Robert Wagner (Raven) was an odd choice to play the grim contract killer, since there was little (no) call for his All-American smile which had served him so well for a long time (in fact for sixty years). He was remarkably effective and believable in the role. His character was forty to forty-five-years-old, and with the help of a lot of noir, Wagner pulled it off. His presence was sufficiently masculine and powerful that you were able to believe that his thirty-three-year-old hostage, Anne (Nancy Everhard) was falling in love with him and he with her. A significant facial scar and sixty years helped Wagner overcome the image of a pretty boy which also afflicted Alan Ladd who originated the role in the original 1942 classic.

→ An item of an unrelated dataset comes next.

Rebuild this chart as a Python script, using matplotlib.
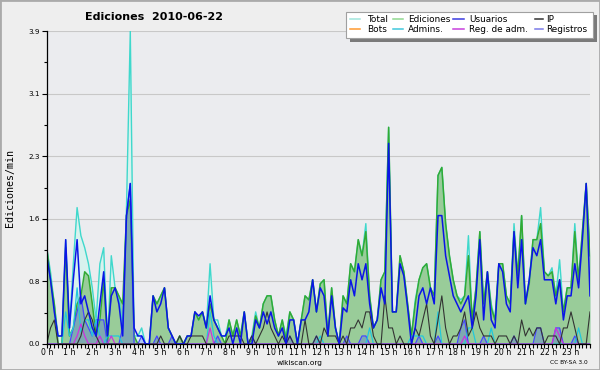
import numpy as np
import matplotlib
matplotlib.use("Agg")
import matplotlib.pyplot as plt
from matplotlib.patches import Rectangle
from matplotlib.lines import Line2D

# edits per minute, one value every 10 minutes (144 slots)
total = [
    1.2, 0.9, 0.5, 0.1, 0.1, 1.3,
    0.2, 1.0, 1.7, 1.35, 1.2, 1.0,
    0.7, 0.3, 1.0, 1.2, 0.0, 1.1,
    0.7, 0.6, 0.2, 1.7, 3.9, 0.1,
    0.1, 0.2, 0.0, 0.0, 0.6, 0.5,
    0.6, 0.7, 0.2, 0.1, 0.0, 0.1,
    0.0, 0.1, 0.1, 0.4, 0.3, 0.4,
    0.2, 1.0, 0.3, 0.3, 0.1, 0.1,
    0.3, 0.1, 0.3, 0.1, 0.4, 0.0,
    0.1, 0.4, 0.2, 0.5, 0.6, 0.6,
    0.3, 0.1, 0.3, 0.1, 0.4, 0.3,
    0.0, 0.3, 0.6, 0.55, 0.8, 0.4,
    0.75, 0.8, 0.1, 0.7, 0.2, 0.0,
    0.6, 0.5, 1.0, 0.9, 1.3, 1.1,
    1.5, 0.6, 0.2, 0.3, 0.8, 0.9,
    2.7, 0.4, 0.4, 1.1, 0.9, 0.5,
    0.1, 0.55, 0.8, 0.95, 1.0, 0.7,
    0.6, 2.1, 2.2, 1.5, 1.1, 0.8,
    0.6, 0.55, 0.6, 1.35, 0.3, 0.7,
    1.4, 0.5, 0.9, 0.5, 0.3, 1.0,
    1.0, 0.6, 0.5, 1.5, 0.85, 1.6,
    0.5, 0.8, 1.3, 1.3, 1.7, 0.9,
    0.85, 0.95, 0.6, 1.05, 0.4, 0.7,
    0.7, 1.5, 0.8, 1.4, 2.0, 1.1,
]
ediciones = [
    1.2, 0.8, 0.5, 0.0, 0.0, 1.2,
    0.1, 0.2, 0.5, 0.6, 0.9, 0.85,
    0.5, 0.1, 0.3, 0.8, 0.0, 0.7,
    0.7, 0.6, 0.5, 1.6, 1.8, 0.1,
    0.0, 0.0, 0.0, 0.0, 0.6, 0.5,
    0.6, 0.7, 0.2, 0.1, 0.0, 0.1,
    0.0, 0.1, 0.1, 0.4, 0.3, 0.4,
    0.2, 0.5, 0.3, 0.2, 0.1, 0.0,
    0.3, 0.1, 0.3, 0.1, 0.4, 0.0,
    0.05, 0.35, 0.2, 0.5, 0.6, 0.6,
    0.3, 0.1, 0.3, 0.05, 0.4, 0.3,
    0.0, 0.3, 0.6, 0.55, 0.8, 0.4,
    0.75, 0.8, 0.1, 0.7, 0.2, 0.0,
    0.6, 0.5, 1.0, 0.9, 1.3, 1.1,
    1.4, 0.6, 0.2, 0.3, 0.8, 0.9,
    2.7, 0.4, 0.4, 1.1, 0.9, 0.5,
    0.1, 0.5, 0.8, 0.95, 1.0, 0.7,
    0.6, 2.1, 2.2, 1.5, 1.1, 0.8,
    0.6, 0.5, 0.6, 1.1, 0.3, 0.7,
    1.4, 0.5, 0.9, 0.45, 0.3, 1.0,
    1.0, 0.6, 0.5, 1.4, 0.85, 1.6,
    0.5, 0.75, 1.3, 1.3, 1.5, 0.9,
    0.85, 0.9, 0.6, 0.8, 0.4, 0.7,
    0.7, 1.4, 0.8, 1.4, 2.0, 1.1,
]
usuarios = [
    1.1, 0.8, 0.4, 0.1, 0.1, 1.3,
    0.2, 0.8, 1.3, 0.5, 0.6, 0.4,
    0.2, 0.1, 0.5, 0.9, 0.1, 0.6,
    0.7, 0.5, 0.1, 1.6, 2.0, 0.2,
    0.1, 0.1, 0.0, 0.0, 0.6, 0.4,
    0.5, 0.7, 0.2, 0.1, 0.0, 0.0,
    0.0, 0.1, 0.1, 0.4, 0.35, 0.4,
    0.2, 0.6, 0.3, 0.2, 0.1, 0.1,
    0.2, 0.0, 0.2, 0.0, 0.4, 0.0,
    0.0, 0.3, 0.2, 0.4, 0.25, 0.4,
    0.2, 0.1, 0.2, 0.0, 0.3, 0.3,
    0.0, 0.3, 0.3, 0.4, 0.8, 0.4,
    0.7, 0.6, 0.1, 0.6, 0.2, 0.0,
    0.45, 0.4, 0.8, 0.6, 1.0, 0.8,
    1.0, 0.5, 0.2, 0.3, 0.7, 0.5,
    2.5, 0.4, 0.4, 1.0, 0.85, 0.45,
    0.0, 0.2, 0.6, 0.7, 0.5, 0.7,
    0.5, 1.6, 1.6, 1.1, 0.85, 0.6,
    0.5, 0.4, 0.5, 0.6, 0.2, 0.6,
    1.3, 0.3, 0.9, 0.3, 0.2, 1.0,
    0.9, 0.5, 0.4, 1.4, 0.7, 1.3,
    0.5, 0.8, 1.2, 1.1, 1.3, 0.8,
    0.8, 0.8, 0.5, 0.8, 0.3, 0.6,
    0.6, 1.0, 0.7, 1.3, 2.0, 0.6,
]
ip = [
    0.0, 0.2, 0.3, 0.0, 0.0, 0.0,
    0.0, 0.0, 0.0, 0.1, 0.3, 0.4,
    0.3, 0.1, 0.0, 0.0, 0.0, 0.0,
    0.0, 0.0, 0.0, 0.0, 0.0, 0.0,
    0.0, 0.0, 0.0, 0.0, 0.0, 0.0,
    0.1, 0.0, 0.0, 0.0, 0.0, 0.1,
    0.0, 0.0, 0.1, 0.1, 0.1, 0.1,
    0.0, 0.0, 0.0, 0.0, 0.0, 0.0,
    0.1, 0.1, 0.1, 0.1, 0.0, 0.0,
    0.1, 0.0, 0.1, 0.2, 0.4, 0.2,
    0.1, 0.0, 0.1, 0.0, 0.1, 0.0,
    0.0, 0.0, 0.3, 0.0, 0.0, 0.1,
    0.0, 0.2, 0.1, 0.1, 0.1, 0.0,
    0.1, 0.0, 0.2, 0.2, 0.3, 0.2,
    0.4, 0.4, 0.1, 0.0, 0.0, 0.6,
    0.2, 0.2, 0.0, 0.1, 0.0, 0.0,
    0.0, 0.2, 0.1, 0.3, 0.5, 0.1,
    0.0, 0.3, 0.6, 0.2, 0.0, 0.1,
    0.1, 0.2, 0.4, 0.1, 0.2, 0.4,
    0.2, 0.1, 0.1, 0.1, 0.0, 0.1,
    0.1, 0.1, 0.0, 0.1, 0.0, 0.3,
    0.1, 0.2, 0.1, 0.2, 0.2, 0.0,
    0.1, 0.1, 0.1, 0.0, 0.2, 0.2,
    0.4, 0.2, 0.0, 0.0, 0.0, 0.4,
]
bots = [0.0] * 144

# sparse series: {slot: value}
admins_pts = {5: 0.4, 6: 0.1, 7: 0.2, 8: 0.7, 9: 0.15, 10: 0.3, 11: 0.3, 12: 0.1,
              13: 0.3, 14: 0.1, 16: 0.1, 17: 0.1, 18: 0.1, 19: 0.1, 43: 0.4, 44: 0.1,
              72: 0.1, 85: 0.2, 96: 0.1, 97: 0.1, 98: 0.1, 99: 0.1, 103: 0.4,
              111: 0.2, 112: 0.2, 117: 0.2, 140: 0.2}
registros_pts = {7: 0.2, 8: 0.4, 9: 0.6, 10: 0.3, 11: 0.2, 12: 0.1, 13: 0.3, 14: 0.3,
                 15: 0.3, 20: 0.2, 21: 1.6, 22: 2.0, 25: 0.1, 29: 0.1, 33: 0.1,
                 45: 0.1, 54: 0.1, 64: 0.1, 71: 0.1, 79: 0.1, 83: 0.1, 84: 0.1,
                 98: 0.1, 103: 0.1, 109: 0.2, 110: 0.3, 115: 0.1, 123: 0.1,
                 129: 0.2, 130: 0.2, 134: 0.2, 135: 0.2, 139: 0.1}
regadm_pts = {8: 0.1, 9: 0.25, 10: 0.1, 14: 0.1, 17: 0.1, 43: 0.2, 110: 0.1,
              134: 0.2, 135: 0.1}

hours = list(range(24))
ymax = 3.9


def dense(pts, n=144):
    arr = np.zeros(n)
    for k, v in pts.items():
        arr[k] = v
    return arr


admins = dense(admins_pts)
registros = dense(registros_pts)
regadm = dense(regadm_pts)
t = np.arange(144)

W, H = 600, 370
fig = plt.figure(figsize=(6, 3.7), dpi=100, facecolor="#eeeeee")
ax = fig.add_axes([46.7 / W, 1 - 344 / H, (590 - 46.7) / W, (344 - 31) / H])
ax.set_facecolor("#ebecef")

# fills
ax.fill_between(t, total, color="#d8f2ee", lw=0, zorder=1)
ax.fill_between(t, ediciones, color="#99cc99", lw=0, zorder=1.1)
ax.fill_between(t, registros, color="#2a3cff", alpha=0.24, lw=0, zorder=1.2)

# lines
ax.plot(t, bots, color="#ff9933", lw=1, zorder=1.3)
ax.plot(t, total, color="#3fd8cc", lw=1.0, zorder=2)
ax.plot(t, ediciones, color="#33aa33", lw=1.1, zorder=2.1)
ax.plot(t, registros, color="#4646ff", lw=0.9, zorder=2.2)
ax.plot(t, admins, color="#22c8dc", lw=0.9, zorder=2.3)
ax.plot(t, regadm, color="#cc33dd", lw=0.9, zorder=2.3)
ax.plot(t, ip, color="#333333", lw=0.8, zorder=2.4)
ax.plot(t, usuarios, color="#0a14e8", lw=1.1, zorder=2.5)

ax.set_xlim(0, 143)
ax.set_ylim(0, ymax)

yt = np.linspace(0, ymax, 6)
ax.set_yticks(yt)
ax.set_yticklabels([f"{v:.1f}" for v in yt])
ax.set_yticks((yt[:-1] + yt[1:]) / 2, minor=True)
ax.set_xticks([h * 6 for h in hours])
ax.set_xticklabels([f"{h} h" for h in hours])
ax.set_xticks(t, minor=True)

ax.grid(axis="y", color="#c8c8c8", lw=0.8, zorder=0.5)
ax.set_axisbelow(True)
for s in ("top", "right"):
    ax.spines[s].set_visible(False)
for s in ("left", "bottom"):
    ax.spines[s].set_color("black")
    ax.spines[s].set_linewidth(0.9)
    ax.spines[s].set_zorder(3)

ax.tick_params(axis="y", which="major", length=3.6, width=0.8, labelsize=5.2, pad=1.5)
ax.tick_params(axis="y", which="minor", length=2.2, width=0.8)
ax.tick_params(axis="x", which="both", length=2.6, width=0.8, labelsize=5.6, pad=0.3)

# texts
fig.text(154 / W, 1 - 16.5 / H, "Ediciones  2010-06-22", ha="center", va="center",
         fontsize=8, fontweight="bold")
fig.text(10 / W, 1 - 188 / H, "Ediciones/min", rotation=90, ha="center", va="center",
         fontsize=7.2, family="DejaVu Sans Mono")
fig.text(300 / W, 1 - 362.5 / H, "wikiscan.org", ha="center", va="center", fontsize=5.3)
fig.text(568.5 / W, 1 - 362.5 / H, "CC BY-SA 3.0", ha="center", va="center", fontsize=4.2)

# legend drawn by hand
def px_rect(x0, y0, x1, y1, **kw):
    return Rectangle((x0 / W, 1 - y1 / H), (x1 - x0) / W, (y1 - y0) / H,
                     transform=fig.transFigure, **kw)

fig.patches.append(px_rect(350, 15.5, 597, 42, facecolor="#7a7a7a", edgecolor="none"))
fig.patches.append(px_rect(346, 11.7, 593, 38.3, facecolor="white", edgecolor="#a0a0a0", lw=0.8))

legend_rows = [
    [("Total", "#a0e6dc"), ("Ediciones", "#90d890"), ("Usuarios", "#3a3ae0"), ("IP", "#333333")],
    [("Bots", "#ff9a30"), ("Admins.", "#40c8dc"), ("Reg. de adm.", "#c840dc"), ("Registros", "#7a7ae8")],
]
cols = [(350, 360, 366.7), (392.7, 402.7, 408.3), (453.3, 464, 469.3), (535, 543, 545.7)]
for r, row in enumerate(legend_rows):
    yy = 19 + r * 10
    for (name, col), (hx0, hx1, tx) in zip(row, cols):
        fig.lines.append(Line2D([hx0 / W, hx1 / W], [1 - yy / H] * 2, color=col, lw=1.1,
                                transform=fig.transFigure))
        fig.text(tx / W, 1 - yy / H, name, ha="left", va="center", fontsize=6.4)

# frame around the picture
fig.patches.append(Rectangle((0, 0), 1, 1, transform=fig.transFigure, fill=False,
                             edgecolor="#aaaaaa", lw=2))

fig.savefig("out.png", dpi=100, facecolor=fig.get_facecolor())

Raven was as cold-blooded a killer as you will see in the movies that pretend to be somewhat realistic (ie. non-slasher). His highlighted soft spot for kittens and his allowing a little girl to live despite her having the ability to identify him, only served to make his remorseless brutality more stark in comparison. Yet the moment when he crossed the line into having feelings for Anne was compelling and made the emerging sexual tension between them palpable. Instead of being a gritty crime drama with a dash of sex thrown in, this film evolved into a love story set against a backdrop of violence and corruption.
The aspect of the film requiring the most suspension of disbelief was not Robert Wagner's age, nor the fact that his hostage was falling in love with him. It was the fact that even in a post-Hoover F.B.I., it would be unlikely for an agent to marry a Bourbon Street stripper. However Nancy Everhard made me believe that he would not only marry her but would probably consider it a signal honor. She was rivetingly female and attractive in a way that transcended the tawdriness implied in her profession - almost in spite of the fact that she was a stripper.
This movie is a success because of a lot of things including good writing (based on a Graham Greene novel), good acting including the performance by John Harkins as Boynton, in whom treachery and lechery combined to give us a character that not only made my skin crawl but made it want to crawl off into a scalding shower with a wire brush. Raven brutally killed several people without any apparent compassion, yet by the end of the film I was rooting for him and Anne just as I would root for James Bond or Indiana Jones.
At the risk of making more of it, philosophically, than it is, this movie depicted almost total amorality and the ability to love to the point of life sacrifice within one man. The complexities of this evolving change is made more interesting as Raven's cold, emotionless professionalism is relentlessly taken over by his increasingly emotional reactions in desperate situations. As his professional detachment deteriorates, so does his situation, and so do his chances.